┌────────
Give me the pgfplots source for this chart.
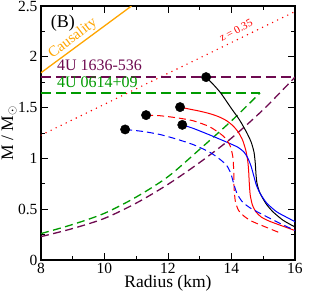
\documentclass[border=0pt]{standalone}
\usepackage{fontspec}
\setmainfont{Liberation Serif}
\usepackage{pgfplots}
\pgfplotsset{compat=1.18}
\definecolor{maroonG}{RGB}{110,10,80}
\definecolor{greenG}{RGB}{0,155,0}
\definecolor{orangeG}{RGB}{255,165,0}
\begin{document}
\begin{tikzpicture}
\begin{axis}[
  scale only axis, width=254pt, height=254pt,
  xmin=8, xmax=16, ymin=0, ymax=2.5,
  xtick={8,10,12,14,16}, ytick={0,0.5,1,1.5,2,2.5},
  minor x tick num=1, minor y tick num=1,
  tick align=inside, major tick length=7pt, minor tick length=4pt,
  axis line style={line width=1.3pt},
  every tick/.style={black, line width=0.8pt},
  /pgf/number format/assume math mode=true,
  ticklabel style={font=\fontsize{15.5}{15.5}\selectfont},
  xlabel={Radius (km)}, ylabel={M / M$_\odot$},
  label style={font=\fontsize{17.5}{17.5}\selectfont, inner sep=0pt},
  xlabel style={at={(axis description cs:0.5,-0.110)}, anchor=base},
  ylabel style={at={(axis description cs:-0.110,0.5)}, anchor=base},
  clip=true,
]
% causality
\addplot[orangeG, line width=1.3pt] coordinates {(8,1.843) (10.85,2.5)};
% z = 0.35
\addplot[red, line width=1.6pt, line cap=round, dash pattern=on 0pt off 5.6pt] coordinates {(8,1.229) (16,2.445)};
% 4U 1636-536
\addplot[maroonG, line width=1.3pt, dash pattern=on 10pt off 5pt] coordinates {(8,1.80) (16,1.80)};
\addplot[maroonG, line width=1.3pt, dash pattern=on 8pt off 4.5pt, smooth] coordinates {(8,0.23)(9,0.31)(10,0.41)(11,0.56)(12,0.745)(13,0.96)(14,1.2)(15,1.48)(16,1.8)};
% 4U 0614+09
\addplot[greenG, line width=1.3pt, dash pattern=on 10pt off 5pt] coordinates {(8,1.645) (14.9,1.645)};
\addplot[greenG, line width=1.3pt, dash pattern=on 8pt off 4.5pt, smooth] coordinates {(8,0.26)(9,0.35)(10,0.46)(11,0.62)(12,0.82)(13,1.09)(14,1.37)(14.9,1.645)};
% EOS curves
\addplot[black, line width=1pt, smooth, tension=0.4] coordinates {(13.2,1.80)(13.45,1.72)(13.67,1.64)(14.0,1.49)(14.25,1.38)(14.47,1.26)(14.62,1.16)(14.71,1.06)(14.75,0.95)(14.77,0.85)(14.80,0.76)(14.87,0.68)(14.98,0.61)(15.12,0.54)(15.32,0.47)(15.63,0.39)(16,0.325)};
\addplot[red, line width=1pt, smooth, tension=0.4] coordinates {(12.38,1.505)(12.6,1.49)(13.0,1.465)(13.32,1.44)(13.6,1.41)(13.85,1.37)(14.05,1.32)(14.21,1.26)(14.35,1.18)(14.45,1.08)(14.51,0.98)(14.54,0.88)(14.56,0.76)(14.59,0.64)(14.66,0.54)(14.78,0.47)(14.95,0.42)(15.21,0.38)(15.6,0.335)(16,0.29)};
\addplot[blue, line width=1pt, smooth, tension=0.4] coordinates {(12.45,1.33)(12.8,1.295)(13.32,1.23)(13.85,1.16)(14.2,1.11)(14.4,1.06)(14.52,1.0)(14.62,0.92)(14.7,0.83)(14.78,0.74)(14.9,0.656)(15.11,0.56)(15.42,0.475)(15.74,0.42)(16,0.377)};
\addplot[red, line width=1pt, dash pattern=on 7pt off 4pt, smooth, tension=0.4] coordinates {(11.31,1.426)(11.75,1.42)(12.27,1.40)(12.8,1.37)(13.32,1.31)(13.74,1.22)(13.95,1.13)(14.04,1.02)(14.07,0.88)(14.08,0.72)(14.12,0.58)(14.22,0.49)(14.4,0.43)(14.65,0.38)(15.11,0.32)(15.58,0.26)};
\addplot[blue, line width=1pt, dash pattern=on 7pt off 4pt, smooth, tension=0.4] coordinates {(10.65,1.285)(11.22,1.265)(11.75,1.235)(12.27,1.19)(12.8,1.135)(13.32,1.06)(13.64,0.99)(13.85,0.93)(13.98,0.85)(14.08,0.74)(14.18,0.65)(14.35,0.57)(14.6,0.51)(14.9,0.46)(15.42,0.377)(16,0.29)};
% maximum-mass dots
\addplot[only marks, mark=*, mark size=4.7pt, black] coordinates {(13.2,1.80)(12.38,1.505)(12.45,1.33)(11.31,1.426)(10.65,1.285)};
% labels
\node[font=\fontsize{18}{18}\selectfont] at (axis cs:8.69,2.33) {(B)};
\node[orangeG, rotate=37.5, anchor=south, inner sep=1.5pt, font=\fontsize{15}{15}\selectfont] at (axis cs:9.17,2.113) {Causality};
\node[red, rotate=28, font=\fontsize{11}{11}\selectfont] at (axis cs:14.14,2.26) {z = 0.35};
\node[maroonG, anchor=west, font=\fontsize{16}{16}\selectfont, inner sep=0pt] at (axis cs:8.5,1.92) {4U 1636-536};
\node[greenG, anchor=west, font=\fontsize{16}{16}\selectfont, inner sep=0pt] at (axis cs:8.5,1.745) {4U 0614+09};
\end{axis}
\pgfresetboundingbox
\path (current axis.south west) ++(-41pt,-35pt) rectangle ++(322pt,295pt);
\end{tikzpicture}
\end{document}
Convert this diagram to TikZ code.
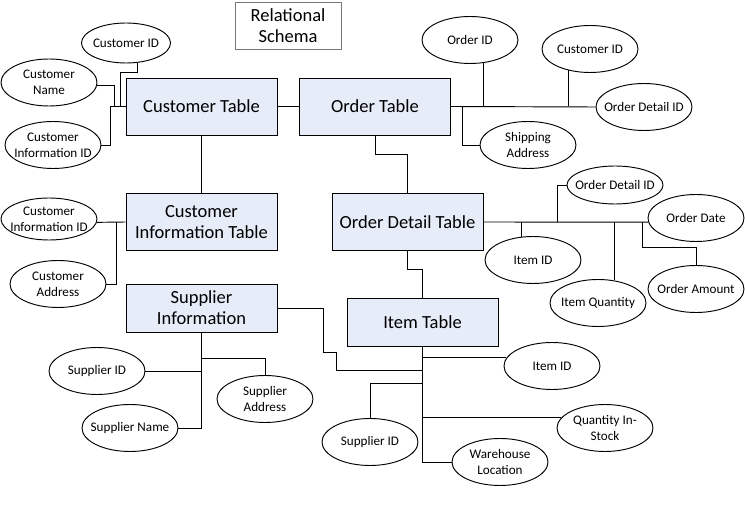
\documentclass[tikz,border=0pt]{standalone}
\usepackage{fontspec}
\setmainfont{Carlito}
\usepackage{xcolor}
\usepackage{tikz}
\usetikzlibrary{shapes.geometric}
\usetikzlibrary{arrows,backgrounds}

\definecolor{tablefill}{RGB}{230,236,248}
\definecolor{titleline}{RGB}{120,120,120}

\begin{document}
\begin{tikzpicture}[x=0.03cm, y=-0.03cm, line width=0.8pt,
    tablebox/.style={draw, fill=tablefill, minimum width=4.53cm, minimum height=1.71cm,
      inner sep=0pt, align=center, font=\fontsize{15.8}{17.9}\selectfont},
    attrib/.style={draw, ellipse, minimum width=2.88cm, minimum height=1.41cm,
      inner xsep=-0.3cm, inner ysep=0pt, align=center, font=\fontsize{11.2}{13.6}\selectfont},
    titlebox/.style={draw=titleline, line width=0.6pt, minimum width=3.18cm, minimum height=1.41cm,
      inner sep=0pt, align=center, font=\fontsize{15.8}{17.9}\selectfont}
  ]
  \useasboundingbox (0,0) rectangle (745,511);

  \node[titlebox] (title) at (288,25.5) {Relational\\Schema};

  % tables
  \node[tablebox] (cust)     at (201.5,106.5) {Customer Table};
  \node[tablebox] (order)    at (375,106.5)   {Order Table};
  \node[tablebox] (custinfo) at (201.5,222)   {Customer\\Information Table};
  \node[tablebox] (odetail)  at (407.5,222)   {Order Detail Table};
  \node[tablebox, minimum height=1.44cm] (supp) at (201.5,308) {Supplier\\Information};
  \node[tablebox, minimum height=1.44cm] (item) at (422.5,322) {Item Table};

  % attributes
  \node[attrib, minimum width=2.67cm, minimum height=1.2cm] (c-id) at (126,43) {Customer ID};
  \node[attrib] (c-name)   at (49,82.5)  {Customer\\Name};
  \node[attrib] (c-infoid) at (53,145)   {Customer\\Information ID};
  \node[attrib] (o-id)       at (470,40)  {Order ID};
  \node[attrib] (o-custid)   at (590,49)  {Customer ID};
  \node[attrib] (o-detailid) at (644,107) {Order Detail ID};
  \node[attrib] (o-ship)     at (528,145) {Shipping\\Address};
  \node[attrib, minimum height=1.26cm] (ci-infoid) at (49,219) {Customer\\Information ID};
  \node[attrib] (ci-addr)   at (58,284)  {Customer\\Address};
  \node[attrib, minimum height=1.14cm] (od-detailid) at (615,185) {Order Detail ID};
  \node[attrib] (od-date)   at (696,218) {Order Date};
  \node[attrib] (od-itemid) at (533,260) {Item ID};
  \node[attrib] (od-qty)    at (598,303) {Item Quantity};
  \node[attrib] (od-amount) at (696,289) {Order Amount};
  \node[attrib] (s-id)   at (97,371)  {Supplier ID};
  \node[attrib] (s-name) at (130,428) {Supplier Name};
  \node[attrib] (s-addr) at (265,399) {Supplier\\Address};
  \node[attrib] (i-id)      at (552,366) {Item ID};
  \node[attrib] (i-suppid)  at (370,442) {Supplier ID};
  \node[attrib] (i-stock)   at (605,428) {Quantity In-\\Stock};
  \node[attrib] (i-ware)    at (500,462) {Warehouse\\Location};

  % customer table
  \draw (cust) -- (order);
  \draw (cust) -- (custinfo);
  \draw (c-infoid.east) -| (110,106.5) -- (cust.west);
  \draw (c-name.-4) -| (114,106.5);
  \draw (c-id.-60) |- (120,72) -- (120,106.5);

  % order table
  \draw (order.east) -- (o-detailid.west);
  \draw (o-id.-59) -- (o-id.-59 |- order.east);
  \draw (o-custid.-135) -- (o-custid.-135 |- order.east);
  \draw (o-ship.west) -| (462,106.5);
  \draw (order.south) |- (407.5,154) -- (odetail.north);

  % customer information table
  \draw (custinfo.west) -- (ci-infoid.-4);
  \draw (ci-addr.east) -| (116,222);

  % order detail table
  \draw (odetail.east) -- (od-date.185);
  \draw (od-detailid.west) -| (557,222);
  \draw (od-itemid.116) -- (od-itemid.116 |- odetail.east);
  \draw (od-qty.54) -- (od-qty.54 |- odetail.east);
  \draw (od-amount.north) |- (642,247) -- (642,222);
  \draw (odetail.south) |- (422.5,269) -- (item.north);

  % supplier information
  \draw (supp.south) |- (s-name.east);
  \draw (s-id.east) -- (s-id.east -| supp.south);
  \draw (s-addr.north) |- (201.5,358);
  \draw (supp.east) -| (323,352) -| (336.5,370) -- (422.5,370);

  % item table
  \draw (item.south) |- (i-ware.west);
  \draw (i-id.170) -- (i-id.170 -| item.south);
  \draw (i-stock.167) -- (i-stock.167 -| item.south);
  \draw (i-suppid.north) |- (422.5,383);
\end{tikzpicture}
\end{document}
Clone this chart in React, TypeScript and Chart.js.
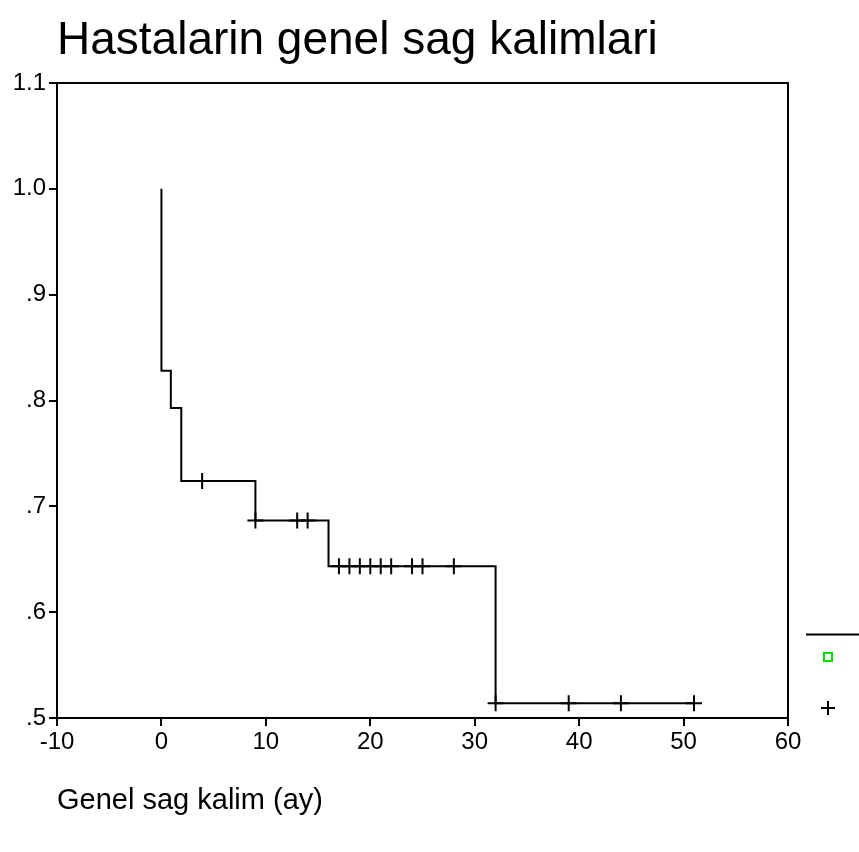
└────────
Task: Show every line in the entries where the string "this" occurs.

Response to the exercise:
Give me the pgfplots source for this chart.
Convert this diagram to TikZ code.
Clone this chart in React, TypeScript and Chart.js.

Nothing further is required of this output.